4. Contraception mandate.The ACA-based requirement that insurance plans cover contraception without a copay has generated a Gish Gallop so large it deserves its own category. Jodi Jacobson of RH Reality Check chronicled 12 of the biggest lies generated by the right-wing noise machine in just the past couple of years since the mandate was even announced. It is not “free” birth control, nor is it “paid for” by employers. The birth control coverage is paid for by the employees, with benefits they earn by working. The mandate doesn’t cover “abortifacients,” only contraception. No, birth control doesn’t work by killing fertilized eggs, but by preventing fertilization. It’s simply false that the prescriptions in question can all be replaced with a $9-a-month prescription from Walmart, as many women’s prescriptions run into the hundreds and even thousands a year. No, it’s not true that the contraception mandate is about funding women’s “lifestyle”, because statistics show that having sex for fun instead of procreation is a universal human behavior and not a marginal or unusual behavior as the term “lifestyle” implies.
5. Gun safety. The gun lobby is dishonest to its core. Groups like the NRA like to paint themselves like they are human rights organizations, but in fact, they are an industry lobby whose only real goal is to protect the profit margins of gun manufacturers, regardless of the costs to human health and safety. Because their very existence is based on a lie, is it any surprise that gun industry advocates are experts at the Gish Gallop, ready to spring into action at the sign of any school shooting or report on gun violence and dump so many lies on the public that gun safety advocates can never even begin to address them all?
A small sampling of the many, many lies spouted by gun industry advocates: That guns prevent murder, when in fact more guns correlates strongly with more murders. That gun control doesn’t work. That gun control is unpopular. That any move to make gun ownership safer is a move to take away your guns. That a gun in the home makes you safer when it actually puts your family at more risk. That guns protect against domestic violence, when the truth is that owning a gun makes abuse worse, not better. Even the standard line “guns don’t kill people, people kill people” is a distracting bit of dishonesty, since most gun deaths aren’t murders but suicides.

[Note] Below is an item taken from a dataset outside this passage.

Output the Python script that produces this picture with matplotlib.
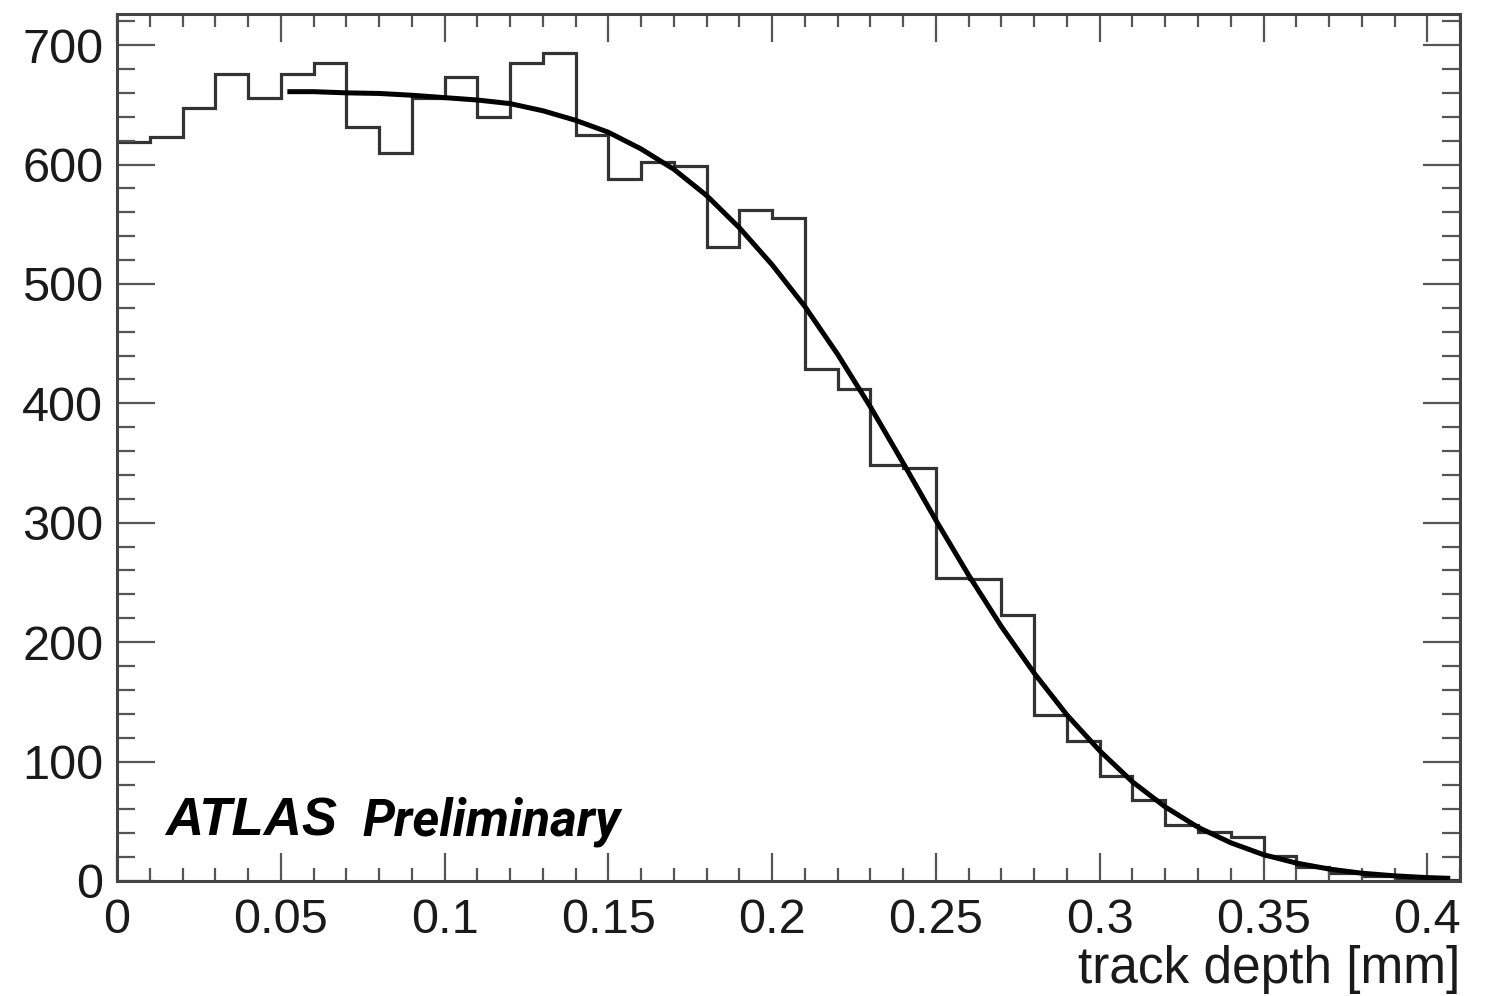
"""Track depth distribution with fitted fall-off curve (ATLAS Preliminary style)."""

import matplotlib
matplotlib.use("Agg")
import matplotlib.pyplot as plt
import numpy as np
from matplotlib.ticker import MultipleLocator


# histogram: 41 bins of 0.01 mm from 0 to 0.41 mm
BIN_WIDTH = 0.01
N_BINS = 41
COUNTS = [
	619, 623, 647, 676, 656, 676, 685, 631, 610, 656,
	673, 640, 685, 693, 625, 588, 602, 599, 531, 562,
	555, 429, 412, 348, 346, 254, 253, 223, 139, 117,
	88, 68, 47, 41, 37, 21, 12, 7, 4, 2,
	1,
]

# fit curve
FIT_X = [
	0.052, 0.06, 0.07, 0.08, 0.09, 0.10, 0.11, 0.12, 0.13, 0.14,
	0.15, 0.16, 0.17, 0.18, 0.19, 0.20, 0.21, 0.22, 0.23, 0.24,
	0.25, 0.26, 0.27, 0.28, 0.29, 0.30, 0.31, 0.32, 0.33, 0.34,
	0.35, 0.36, 0.37, 0.38, 0.39, 0.40, 0.407,
]
FIT_Y = [
	661, 661, 660, 659.5, 658, 656, 654, 651, 645, 637,
	627, 613, 596, 574, 547, 516, 481, 441, 397, 350,
	302, 256, 213, 174, 139, 109, 83, 62, 45, 32,
	22, 15, 10, 6.5, 4.3, 2.8, 2.2,
]

FONT = "Liberation Sans"
GREY = "#333333"

plt.rcParams["font.family"] = [FONT, "DejaVu Sans"]

fig = plt.figure(figsize=(14.85, 9.96), dpi=100)
ax = fig.add_axes([0.0788, 0.1155, 0.9044, 0.8704])

edges = np.arange(N_BINS + 1) * BIN_WIDTH
ax.stairs(COUNTS, edges, color=GREY, linewidth=2.3, baseline=None)
ax.plot(FIT_X, FIT_Y, color="black", linewidth=3.6, solid_capstyle="butt",
	solid_joinstyle="round")

ax.set_xlim(0, 0.41)
ax.set_ylim(0, 726)

ax.xaxis.set_minor_locator(MultipleLocator(0.01))
ax.yaxis.set_major_locator(MultipleLocator(100))
ax.yaxis.set_minor_locator(MultipleLocator(20))
ax.set_xticks(np.arange(0, 0.41, 0.05))
ax.set_xticklabels(["0", "0.05", "0.1", "0.15", "0.2", "0.25", "0.3", "0.35", "0.4"])

ax.tick_params(axis="both", which="both", direction="in", top=True, right=True,
	colors="#555555", labelcolor="#1a1a1a", labelsize=35, width=1.6)
ax.tick_params(axis="x", which="major", length=20, pad=12)
ax.tick_params(axis="x", which="minor", length=9.5)
ax.tick_params(axis="y", which="major", length=27, pad=10)
ax.tick_params(axis="y", which="minor", length=13)

for spine in ax.spines.values():
	spine.set_color("#444444")
	spine.set_linewidth(2.2)

ax.set_xlabel("track depth [mm]", fontsize=37, color="#1a1a1a", loc="right", labelpad=2)

ax.text(0.0357, 0.053, "ATLAS", transform=ax.transAxes, fontsize=38,
	fontweight="bold", fontstyle="italic", color="black", va="baseline", ha="left")
ax.text(0.1824, 0.053, "Preliminary", transform=ax.transAxes, fontsize=37,
	family=["Roboto", FONT, "DejaVu Sans"], fontweight="bold", fontstyle="italic",
	color="black", va="baseline", ha="left")

fig.savefig("out.png", dpi=100)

How do you fight the Gish Gallop, when trying to debunk each and every lie is so overwhelming? There are a few tactics that help, including creating websites and pamphlets where all the lies can be aggregated in one place, for swift debunking. (Bingo cards and drinking games are a humorous version of this strategy.) A critical strategy is to avoid lengthy Lincoln-Douglas-style debates that allow conservatives to lie-dump rapidly during their speaking period, leaving you so busy trying to clean up their mess you have no time for positive points of your own. Better is a looser style of debate where you can interrupt and correct the lies as they come. I’ve also found some luck with setting an explicit “no lies” rule that will be strictly enforced. The first lie receives a warning, and the second lie means that the debate is immediately terminated. This helps prevent you from having to debunk and instead makes the price of participation a strict adherence to facts.